All four canonical Gospels give significant attention to Jesus’ passion, which includes all the events that transpired during the last week of His life after His triumphant entry into Jerusalem on Palm Sunday: His cleansing of the Temple and conflicts with the Jewish authorities; His last instructions to His disciples and the Last Supper; His betrayal by Judas, and His agony and arrest in Gethsemane; His unjust trial before the Jewish Sanhedrin and Pontius Pilate, at whose hands He finally suffered scourging, mockery, and death by crucifixion; His death on the Cross, in which He bears Yahweh’s wrath against the transgressors, in fulfillment of the Scriptures; and finally, His burial in the tomb of a rich man, again, in fulfillment of the Scriptures.

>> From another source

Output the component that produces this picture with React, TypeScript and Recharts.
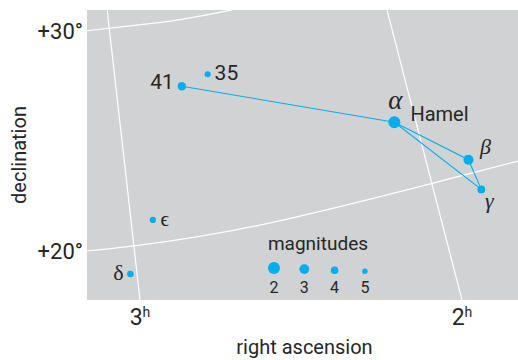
import React from 'react';
import { ComposedChart, XAxis, YAxis, CartesianGrid, Line, Scatter, Legend, Label } from 'recharts';

// stars, positions in axis units (hours / degrees)
const STAR_IDS = ['41', '35', 'alpha', 'beta', 'gamma', 'epsilon', 'delta'];
const STAR_RA = [2.87, 2.79, 2.21, 1.98, 1.94, 2.96, 3.03];
const STAR_DEC = [27.49, 28.03, 25.85, 24.15, 22.8, 21.41, 18.95];
const STAR_MAG = [3.6, 4.7, 2.0, 2.9, 3.9, 4.6, 4.5];
const STAR_LABELS = ['41', '35', 'α', 'β', 'γ', 'ϵ', 'δ'];
const STAR_NAMES: Record<string, string> = { alpha: 'Hamel' };

// constellation figure, drawn in this order
const FIGURE = ['41', 'alpha', 'beta', 'gamma', 'alpha'];

// coordinate grid, points
const DEC30_RA = [3.165, 3.031, 2.876, 2.714];
const DEC30_DEC = [30.01, 30.23, 30.52, 30.96];
const DEC20_RA = [3.165, 3.019, 2.627, 2.099, 1.826];
const DEC20_DEC = [20.0, 20.23, 21.18, 23.05, 24.09];
const RA3_RA = [3.102, 3.0];
const RA3_DEC = [30.96, 17.77];
const RA2_RA = [2.233, 2.0];
const RA2_DEC = [30.96, 17.77];

const RA_TICKS = [3, 2];
const DEC_TICKS = [20, 30];
const LEGEND_MAGS = [2, 3, 4, 5];

const X_DOMAIN: [number, number] = [1.8261, 3.1646];
const Y_DOMAIN: [number, number] = [17.7727, 30.9545];

const BG = '#d1d2d4';
const BLUE = '#00aeef';
const INK = '#262626';
const SANS = 'Roboto, "Open Sans", sans-serif';
const SERIF = '"Liberation Serif", "DejaVu Serif", serif';

const toPoints = (ra: number[], dec: number[]) => ra.map((r, i) => ({ ra: r, dec: dec[i] }));

const stars = STAR_IDS.map((id, i) => ({
  id,
  ra: STAR_RA[i],
  dec: STAR_DEC[i],
  mag: STAR_MAG[i],
  label: STAR_LABELS[i],
}));
const figure = FIGURE.map((id) => stars.find((s) => s.id === id)!);

const magRadius = (mag: number) => 6 - 1.1 * (mag - 2);

// label placement relative to the star
const LABEL_POS: Record<string, { dx: number; dy: number; anchor: string; serif?: boolean; italic?: boolean; size: number }> = {
  '41': { dx: -8, dy: 3, anchor: 'end', size: 21 },
  '35': { dx: 7, dy: 6, anchor: 'start', size: 21 },
  alpha: { dx: 1, dy: -13, anchor: 'middle', serif: true, italic: true, size: 27 },
  beta: { dx: 17, dy: -6, anchor: 'middle', serif: true, italic: true, size: 22 },
  gamma: { dx: 8, dy: 19, anchor: 'middle', serif: true, italic: true, size: 22 },
  epsilon: { dx: 12, dy: 6, anchor: 'middle', serif: true, size: 21 },
  delta: { dx: -12, dy: 6, anchor: 'middle', serif: true, size: 22 },
};

const StarShape = (props: any) => {
  const { cx, cy, payload } = props;
  const pos = LABEL_POS[payload.id];
  const name = STAR_NAMES[payload.id];
  return (
    <g>
      <circle cx={cx} cy={cy} r={magRadius(payload.mag)} fill={BLUE} />
      <text
        x={cx + pos.dx}
        y={cy + pos.dy}
        textAnchor={pos.anchor as any}
        fontFamily={pos.serif ? SERIF : SANS}
        fontStyle={pos.italic ? 'italic' : 'normal'}
        fontSize={pos.size}
        fill={INK}
      >
        {payload.label}
      </text>
      {name && (
        <text x={cx + 16} y={cy - 1} fontFamily={SANS} fontSize={20} fill={INK}>
          {name}
        </text>
      )}
    </g>
  );
};

const RaTick = ({ x, y, payload }: any) => (
  <text x={x} y={y + 25} textAnchor="middle" fontFamily={SANS} fontSize={23} fill={INK}>
    {payload.value}
    <tspan fontSize={14} dy={-8}>h</tspan>
  </text>
);

const DecTick = ({ x, y, payload }: any) => (
  <text x={x - 4} y={y + 8} textAnchor="end" fontFamily={SANS} fontSize={22} fill={INK}>
    {`+${payload.value}°`}
  </text>
);

const MagLegend = () => (
  <svg width={130} height={75}>
    <text x={63} y={25} textAnchor="middle" fontFamily={SANS} fontSize={19} fill={INK}>
      magnitudes
    </text>
    {LEGEND_MAGS.map((m, i) => {
      const r = magRadius(m);
      const cx = 19 + i * 30.3;
      return (
        <g key={m}>
          <circle cx={cx} cy={49 - r} r={r} fill={BLUE} />
          <text x={cx} y={68} textAnchor="middle" fontFamily={SANS} fontSize={16} fill={INK}>
            {m}
          </text>
        </g>
      );
    })}
  </svg>
);

export default function App() {
  return (
    <div style={{ position: 'absolute', left: 0, top: 0 }}>
      <ComposedChart width={518} height={360} margin={{ top: 10, right: 0, bottom: 0, left: 0 }}>
        <CartesianGrid horizontal={false} vertical={false} fill={BG} />
        <XAxis
          type="number"
          dataKey="ra"
          domain={X_DOMAIN}
          reversed
          allowDataOverflow
          ticks={RA_TICKS}
          tick={<RaTick />}
          axisLine={false}
          tickLine={false}
          tickSize={0}
          tickMargin={0}
          height={60}
        >
          <Label
            content={({ viewBox }: any) => (
              <text
                x={viewBox.x + viewBox.width / 2 + 2}
                y={viewBox.y + 54}
                textAnchor="middle"
                fontFamily={SANS}
                fontSize={20}
                fill={INK}
              >
                right ascension
              </text>
            )}
          />
        </XAxis>
        <YAxis
          type="number"
          dataKey="dec"
          domain={Y_DOMAIN}
          allowDataOverflow
          ticks={DEC_TICKS}
          tick={<DecTick />}
          axisLine={false}
          tickLine={false}
          tickSize={0}
          tickMargin={0}
          width={87}
        >
          <Label
            content={({ viewBox }: any) => (
              <text
                x={26}
                y={viewBox.y + viewBox.height / 2}
                transform={`rotate(-90 26 ${viewBox.y + viewBox.height / 2})`}
                textAnchor="middle"
                fontFamily={SANS}
                fontSize={20}
                fill={INK}
              >
                declination
              </text>
            )}
          />
        </YAxis>
        <Line data={toPoints(DEC30_RA, DEC30_DEC)} dataKey="dec" type="natural" stroke="#ffffff" strokeWidth={1.2} dot={false} isAnimationActive={false} />
        <Line data={toPoints(DEC20_RA, DEC20_DEC)} dataKey="dec" type="natural" stroke="#ffffff" strokeWidth={1.2} dot={false} isAnimationActive={false} />
        <Line data={toPoints(RA3_RA, RA3_DEC)} dataKey="dec" type="linear" stroke="#ffffff" strokeWidth={1.2} dot={false} isAnimationActive={false} />
        <Line data={toPoints(RA2_RA, RA2_DEC)} dataKey="dec" type="linear" stroke="#ffffff" strokeWidth={1.2} dot={false} isAnimationActive={false} />
        <Line data={figure} dataKey="dec" type="linear" stroke={BLUE} strokeWidth={1.1} dot={false} isAnimationActive={false} />
        <Scatter data={stars} dataKey="dec" shape={<StarShape />} isAnimationActive={false} />
        <Legend
          verticalAlign="middle"
          align="center"
          layout="horizontal"
          content={<MagLegend />}
          wrapperStyle={{ position: 'absolute', left: 255, top: 225, width: 130, height: 75 }}
        />
      </ComposedChart>
    </div>
  );
}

Isaiah foretells Jesus’ sufferings in the Song of the Suffering Servant, which appears in Isaiah 52:13-53:12. This “song”, which contains 5 stanzas, 3 verses each, may be outlined as follows:

52:13-15 The Servant’s Exaltation and the effect this will have on the nations

53:1-3 The Servant’s Rejection by those who do not believe or discern Who He is

53:4-6 The Centerpiece of the Song: the Servant’s Sufferings, portrayed as a Substitutionary, Sin-bearing death for the transgressions of others

53:7-9 The Servant’s Rejection, viewed as unjust and misunderstood, but ultimately a supreme act of meekness and submission to God

53:10-12 The Servant’s Exaltation, now viewed in terms of the people He redeems by rendering His soul “a guilt-offering”, through which He “justifies the many” who will be His offspring.

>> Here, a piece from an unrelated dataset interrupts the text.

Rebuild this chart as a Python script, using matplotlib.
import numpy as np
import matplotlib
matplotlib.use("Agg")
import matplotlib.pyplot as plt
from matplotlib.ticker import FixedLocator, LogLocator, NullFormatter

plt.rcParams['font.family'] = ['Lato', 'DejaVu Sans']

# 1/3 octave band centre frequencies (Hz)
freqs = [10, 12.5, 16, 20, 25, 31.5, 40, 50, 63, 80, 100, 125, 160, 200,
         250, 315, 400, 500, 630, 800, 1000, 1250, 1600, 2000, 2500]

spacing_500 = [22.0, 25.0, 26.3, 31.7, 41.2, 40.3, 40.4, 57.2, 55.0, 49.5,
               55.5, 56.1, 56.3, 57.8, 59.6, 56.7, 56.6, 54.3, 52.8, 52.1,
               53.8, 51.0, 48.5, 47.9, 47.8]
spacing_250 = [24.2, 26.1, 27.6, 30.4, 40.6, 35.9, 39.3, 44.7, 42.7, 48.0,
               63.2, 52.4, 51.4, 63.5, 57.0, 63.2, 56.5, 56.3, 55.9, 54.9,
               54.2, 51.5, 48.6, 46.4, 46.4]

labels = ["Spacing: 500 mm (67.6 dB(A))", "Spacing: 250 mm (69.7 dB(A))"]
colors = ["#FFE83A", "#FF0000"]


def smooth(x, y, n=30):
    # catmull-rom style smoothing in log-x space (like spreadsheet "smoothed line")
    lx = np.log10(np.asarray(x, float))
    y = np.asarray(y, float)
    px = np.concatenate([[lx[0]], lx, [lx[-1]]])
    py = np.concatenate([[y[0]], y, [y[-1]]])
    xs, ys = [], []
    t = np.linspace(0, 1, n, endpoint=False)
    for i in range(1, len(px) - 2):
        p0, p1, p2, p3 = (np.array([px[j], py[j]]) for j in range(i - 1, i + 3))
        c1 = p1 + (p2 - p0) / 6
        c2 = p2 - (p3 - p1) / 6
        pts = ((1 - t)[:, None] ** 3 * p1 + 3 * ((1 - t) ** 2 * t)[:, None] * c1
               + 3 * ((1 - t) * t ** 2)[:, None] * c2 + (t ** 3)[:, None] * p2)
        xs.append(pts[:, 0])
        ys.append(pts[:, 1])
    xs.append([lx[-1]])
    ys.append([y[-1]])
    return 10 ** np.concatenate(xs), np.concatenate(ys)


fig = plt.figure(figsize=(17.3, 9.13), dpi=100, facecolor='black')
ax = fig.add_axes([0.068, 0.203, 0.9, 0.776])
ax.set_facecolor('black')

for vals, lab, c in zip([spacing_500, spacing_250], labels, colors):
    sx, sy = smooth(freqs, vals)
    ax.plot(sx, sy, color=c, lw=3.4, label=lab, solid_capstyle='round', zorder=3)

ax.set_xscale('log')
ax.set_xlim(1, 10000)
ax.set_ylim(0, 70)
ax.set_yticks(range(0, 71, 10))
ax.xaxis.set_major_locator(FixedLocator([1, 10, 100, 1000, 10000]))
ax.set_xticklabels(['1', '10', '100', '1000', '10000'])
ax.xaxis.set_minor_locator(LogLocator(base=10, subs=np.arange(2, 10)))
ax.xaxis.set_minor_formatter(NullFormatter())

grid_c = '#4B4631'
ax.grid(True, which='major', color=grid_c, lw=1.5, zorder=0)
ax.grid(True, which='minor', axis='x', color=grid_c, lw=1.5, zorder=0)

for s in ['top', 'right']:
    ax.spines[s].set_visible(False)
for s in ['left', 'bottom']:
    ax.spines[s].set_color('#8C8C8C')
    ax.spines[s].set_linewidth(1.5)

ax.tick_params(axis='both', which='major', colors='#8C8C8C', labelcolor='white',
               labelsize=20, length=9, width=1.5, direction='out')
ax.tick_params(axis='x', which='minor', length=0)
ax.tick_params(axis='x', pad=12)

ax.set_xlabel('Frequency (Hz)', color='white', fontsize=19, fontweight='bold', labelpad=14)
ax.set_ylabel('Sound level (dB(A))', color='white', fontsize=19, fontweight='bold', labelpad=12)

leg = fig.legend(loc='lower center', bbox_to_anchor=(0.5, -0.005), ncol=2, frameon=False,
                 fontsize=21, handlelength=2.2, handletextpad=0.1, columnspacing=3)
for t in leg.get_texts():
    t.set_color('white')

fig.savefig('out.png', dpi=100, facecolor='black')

We here see that stanza 1 and 5 speak of the Servant’s exaltation, functioning as “bookends” that frame the whole song. Stanzas 2 and 4 speak of the Servant’s rejection and humiliation, as necessary to His eventual exaltation. Stanza 3 is the centerpiece, with it’s emphasis on the Servant’s substitutionary death for the transgressors He comes to redeem. With this outline in place, we proceed to analyze the 3rd and 4th stanzas more closely, taking note of how they are cited in the NT (for example, Matthew 8:17; 1 Peter 2:24, etc).

Jesus, after His resurrection, opens the apostles’ minds to understand the Scriptures, and, in particular, what the Scriptures had foretold about His substitutionary death for the transgressors (Luke 24:45 ff). This seems to be the culmination of an eye-opening process that had begun just a few months before Jesus death, after Peter, by revelation from the Father, confessed that Jesus was the Messiah, the Son of the Living God (Matthew 16:13-20). Matthew 16:21 then says: “From that time, Jesus Christ began to show His disciples that He must go to Jerusalem, and suffer many things from the elders and chief priests and scribes, and be killed, and be raised up the third day”. Peter’s reaction to this announcement indicates just how foreign and distasteful this was to a pious first-century Jew, whose eschatology looked for a triumphant Messiah from the house of David, along the lines of what appears in Psalms of Solomon 17. Jesus reveals a part of God’s plan that everyone apparently had missed: that Messiah must suffer rejection and die in the place of the transgressors, that He must then be raised from the dead, that He must ascend to heaven to be seated at the right hand of God, as Lord of all, and that He must come again, at which time He would fulfill all the rest of the what the Scriptures had foretold about Him, the re-gathering and restoration of Israel, and the in-gathering of the Gentiles.

And so the apostles after Jesus’ resurrection come to understand what the Scriptures had foretold about Jesus and His work of redemption. This then becomes their message: forgiveness of sin, and release from captivity, through the substitutionary death of Jesus the Messiah, Who was raised the 3rd day, seated at the right hand of God and coming again. Their mission: to proclaim this message to the farthest ends of the earth.

Jesus promised the apostles and the church that we receive power, through the baptism with the Holy Spirit, to be His witnesses unto the ends of the earth, to do His work in all nations. The Holy Spirit, as promised, was poured out on the day of Pentecost (Acts 2:1-4), in fulfillment of Joel 2 (Acts 2:17-21), in which God proclaims that He, in the last days, will pour out His Spirit upon all flesh. The Holy Spirit baptism anoints His sons and daughters to prophesy, giving them supernatural utterance as they bear witness of Jesus in the proclamation of the gospel, since “the testimony of Jesus is the spirit of prophecy” (Revelation 19:10).

We end where we began. John 7:37-39 pictures believers as partakers of the gift of the Spirit in such a measure that “out of your belly will flow rivers of living waters”. God anoints us with power for the ministry of the gospel …. let us then do as Paul says: “be steadfast, immovable, always abounding in the work of the Lord”.